If the facts had been that the complainant''s thumb had boon forcibly seized by one of the petitioners and had been applied to the piece of paper notwithstanding his struggles and protests, then I would agree that there is good ground for saying that the offence committed, whatever it may be, was not the offence of extortion because the complainant would not have been induced by the fear of injury but would have simply been the subject of actual physical compulsion, and I venture to agree with the reasoning of my learned brother Dhavle in Kapildeo Singh v. Emperor Criminal Revn. No. 420 of 1930.

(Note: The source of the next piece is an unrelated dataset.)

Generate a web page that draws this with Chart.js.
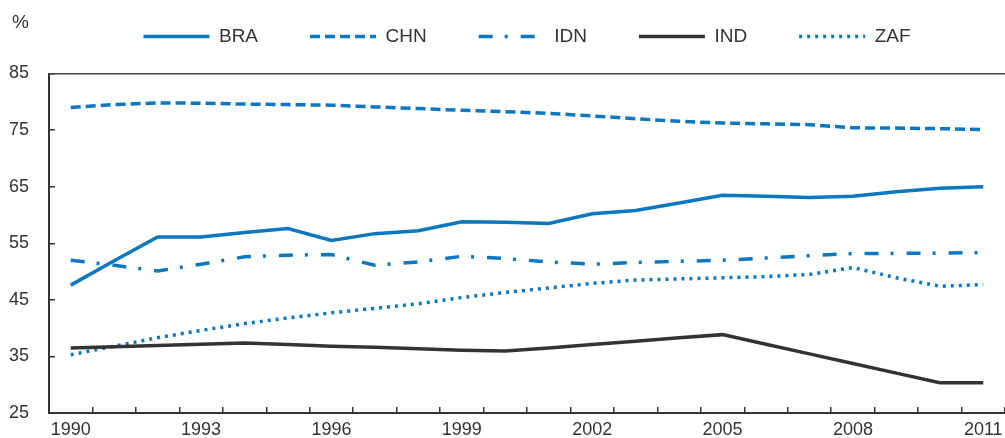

9. The Assistant Government Advocate has drawn attention to Batisa Singh and Others Vs. Emperor, where the petitioners were convicted u/s 347. It is said in one part of the report that the victim was laid down on the floor and gagged and only allowed to go after his thumb impressions were taken on several pieces of paper. Macpherson J. upheld the conviction, after pointing out however that it had been found as a fact that the petitioners intentionally put the victim in fear of injury to himself and thereby dishonestly induced him to place his thumb impression upon certain pieces of paper. There is no such finding in the present case. The lower Courts only speak of the forcible taking of the victim''s thumb impressions and as this does not necessarily involve inducing the victim to deliver papers with his thumb impressions, (papers which could no doubt be converted into valuable securities), I must hold that the offence of extortion is not established.

10. The learned advocate suggested that in that event this may be a case of robbery, tot it has not been asserted or found that the papers were taken from the victim''s possession. It seems to me that on the findings the offence is no more than the use of criminal force or an assault punishable u/s 352, Penal Code.

11. Jadunandan Singh was also convicted u/s 323, but no separate sentence was passed upon him under that section. I do not propose to interfere with that part of the order of the lower Court, and as regards his conviction u/s 384, Penal Code, which must be replaced by a conviction u/s 352, Penal Code, I sentence him to rigorous imprisonment for three months and a fine of Rs. 100 with two months rigorous imprisonment in default. As regards the petitioner Alakh it has been urged that he is a student.

12. From the record it appears that his age is 22, and though the record does not show that he is a student, an attempt has been made before me quite recently by means of an affidavit and a certificate to show that he is a student. I am not sure that this is any mitigation of the offence of causing hurt with a bhala, but having regard to the nature of the injury that he caused, it seems to me that the ends of justice will be served if the sentence passed upon him u/s 824, Penal Code, is reduced to rigorous imprisonment for three months. Ordered accordingly.